Common mistakes candidates make on this topic
Making it a legal essay
SBR does not want a legal lecture. It wants practical governance and reporting judgement. Keep the law detail light and focus on controls and disclosure.
Writing vague controls
“Improve security” is not a control. “Restrict access to named users and review permissions monthly” is a control.
Forgetting to link to the accounts
Always include at least one line that connects governance weaknesses to reporting risks, such as fraud risk, related parties, or risk disclosures.
No conclusion
Finish with a direct line that tells the board what to do.
A simple practice drill that improves fast
If you want to get good at these answers quickly, do this twice:
- Take any past SBR question with a governance or ethics requirement.
- Add one sentence to the scenario: “There have been rapid changes in directors and concerns about identity verification and filings.”
- Write two short paragraphs:
- paragraph one on controls and governance response
- paragraph two on reporting and disclosure implications
- Rewrite your weaker paragraph into 8 to 10 lines using Issue – Rule – Apply – Conclude.
That drill builds board tone and professional marks.
Where a course fits if you want structure
If you want deadlines, marking, and mock debriefs to keep you consistent, a structured course can help. The key is not more content. It is more timed writing and feedback.

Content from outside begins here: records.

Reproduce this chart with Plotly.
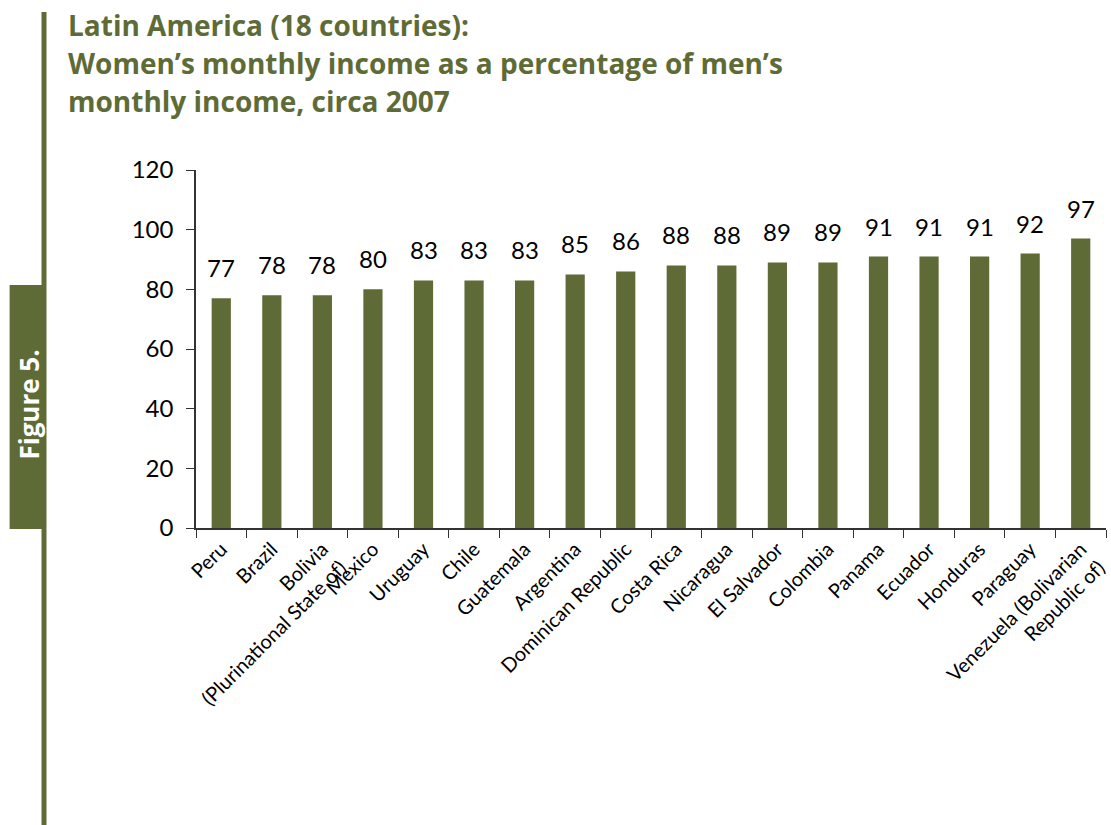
import plotly.graph_objects as go

countries = [
    "Peru", "Brazil", "Bolivia<br>(Plurinational State of)", "Mexico", "Uruguay",
    "Chile", "Guatemala", "Argentina", "Dominican Republic", "Costa Rica",
    "Nicaragua", "El Salvador", "Colombia", "Panama", "Ecuador", "Honduras",
    "Paraguay", "Venezuela (Bolivarian<br>Republic of)",
]
ratio = [77, 78, 78, 80, 83, 83, 83, 85, 86, 88, 88, 89, 89, 91, 91, 91, 92, 97]
y_ticks = [0, 20, 40, 60, 80, 100, 120]

OLIVE = "#5f6b37"
W, H = 1111, 825
L, R, T, B = 196, 2, 170, 297
PW, PH = W - L - R, H - T - B


def px_x(x):
    return (x - L) / PW


def px_y(y):
    return (H - B - y) / PH


fig = go.Figure()
fig.add_trace(go.Bar(
    x=countries, y=ratio, marker_color=OLIVE, marker_line_width=0,
    width=0.38, hoverinfo="skip",
))

# value labels above each bar
for c, v in zip(countries, ratio):
    fig.add_annotation(
        x=c, y=v, text=str(v), showarrow=False, yanchor="bottom",
        yshift=14, font=dict(family="Lato", size=24, color="#000000"),
    )

fig.update_xaxes(
    showline=True, linecolor="#333333", linewidth=1.5,
    ticks="outside", tickson="boundaries", ticklen=8, tickcolor="#333333",
    tickangle=-45, tickfont=dict(family="Lato", size=20, color="#000000"),
    showgrid=False,
)
fig.update_yaxes(
    range=[0, 120], tickvals=y_ticks, showline=True, linecolor="#333333",
    linewidth=1.5, ticks="outside", ticklen=8, tickcolor="#333333",
    ticklabelstandoff=8,
    tickfont=dict(family="Lato", size=24, color="#000000"), showgrid=False,
    zeroline=False,
)

# decorative rule and side tab
fig.add_shape(type="rect", xref="paper", yref="paper",
              x0=px_x(41), x1=px_x(46), y0=px_y(825), y1=px_y(12),
              fillcolor=OLIVE, line_width=0, layer="above")
fig.add_shape(type="rect", xref="paper", yref="paper",
              x0=px_x(9), x1=px_x(43), y0=px_y(529), y1=px_y(285),
              fillcolor=OLIVE, line_width=0, layer="above")
fig.add_annotation(
    xref="paper", yref="paper", x=px_x(28), y=px_y(405),
    xanchor="center", yanchor="middle",
    text="<b>Figure 5.</b>", textangle=-90, showarrow=False,
    font=dict(family="Open Sans", size=26, color="#ffffff"),
)

title_lines = [
    "Latin America (18 countries):",
    "Women\u2019s monthly income as a percentage of men\u2019s",
    "monthly income, circa 2007",
]
for i, line in enumerate(title_lines):
    fig.add_annotation(
        xref="paper", yref="paper", x=px_x(66), y=px_y(25 + 38 * i),
        xanchor="left", yanchor="middle", text=f"<b>{line}</b>",
        showarrow=False,
        font=dict(family="Open Sans", size=28, color=OLIVE),
    )

fig.update_layout(
    width=W, height=H, margin=dict(l=L, r=R, t=T, b=B),
    plot_bgcolor="#ffffff", paper_bgcolor="#ffffff", showlegend=False,
    bargap=0.62,
)

fig.write_html("out.html")
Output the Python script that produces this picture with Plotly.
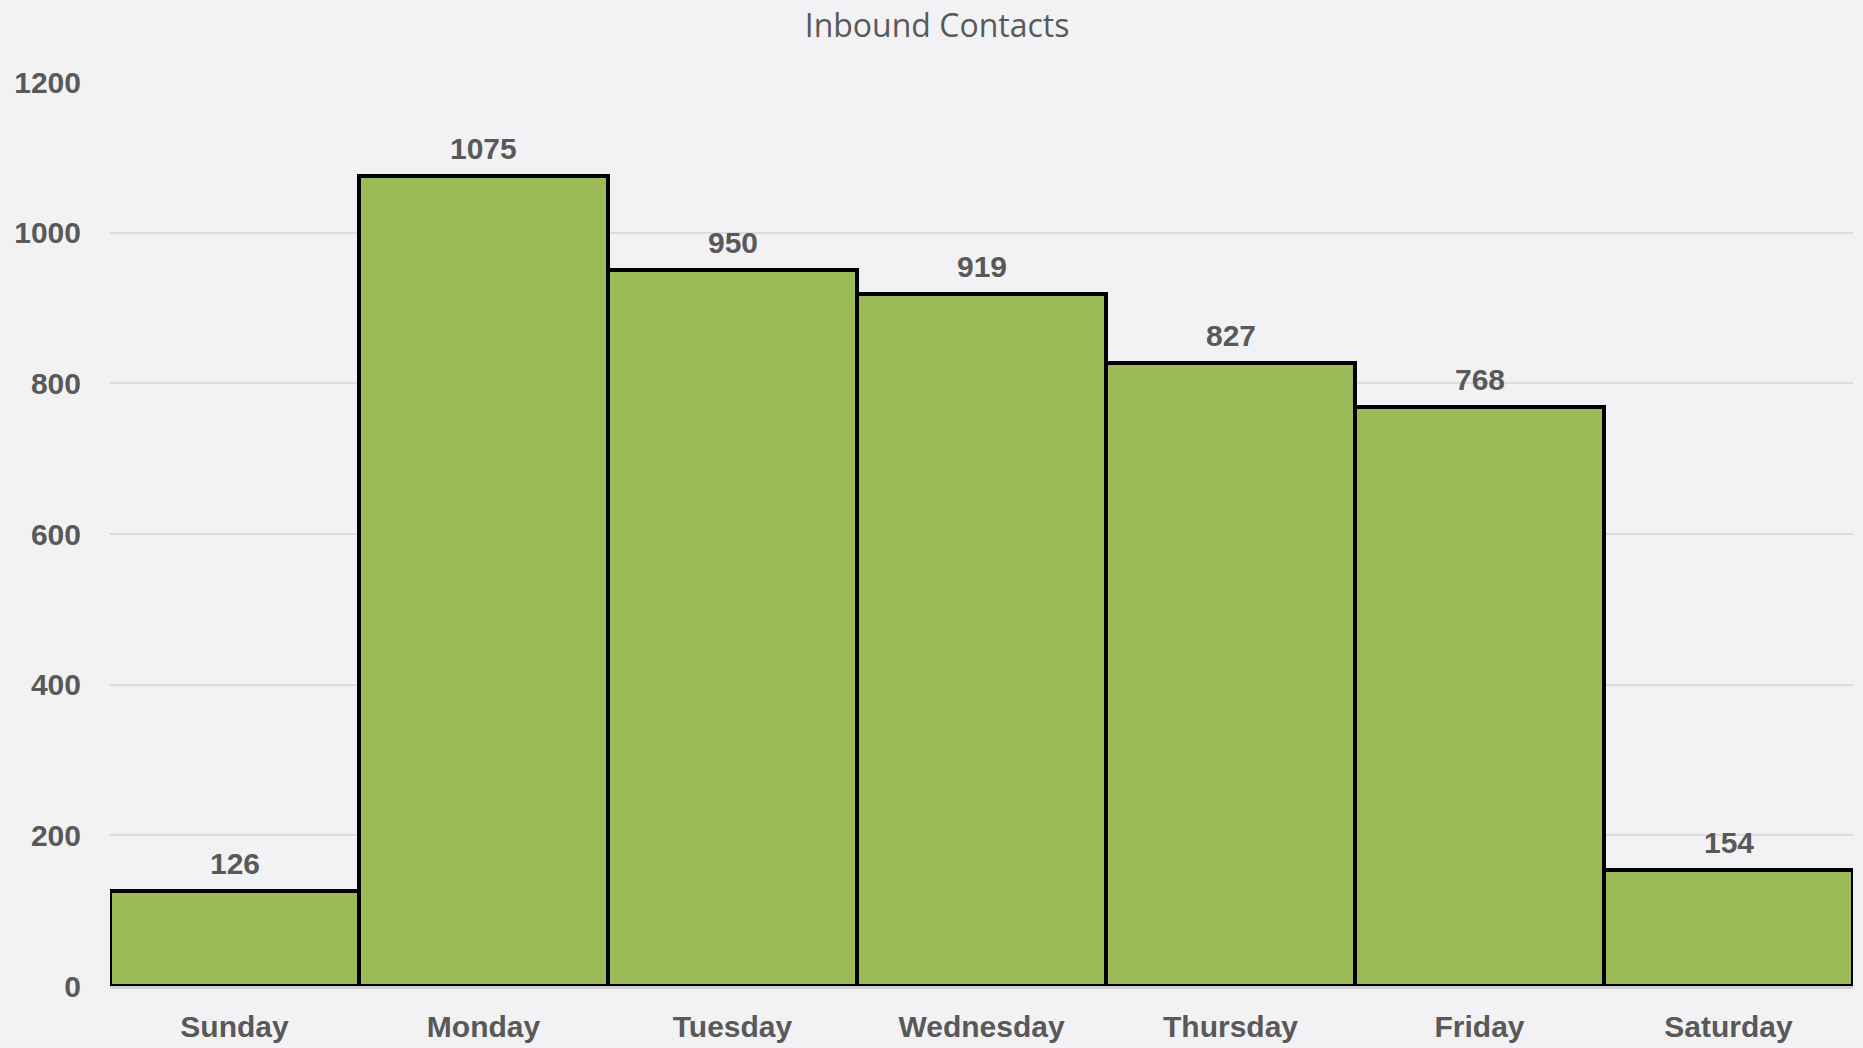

If that suits you, you can review ACCA SBR course options and use this identity verification angle as a template for governance answers.
The calm takeaway
Identity verification is not just admin. It is a governance control that supports trust. In SBR, you score well when you:
- treat it as a board-level risk and control topic
- recommend specific, practical controls
- link governance to reporting quality and disclosure
- write clearly and conclude like an adviser
Do that and this topic becomes reliable professional marks, not a vague current issue.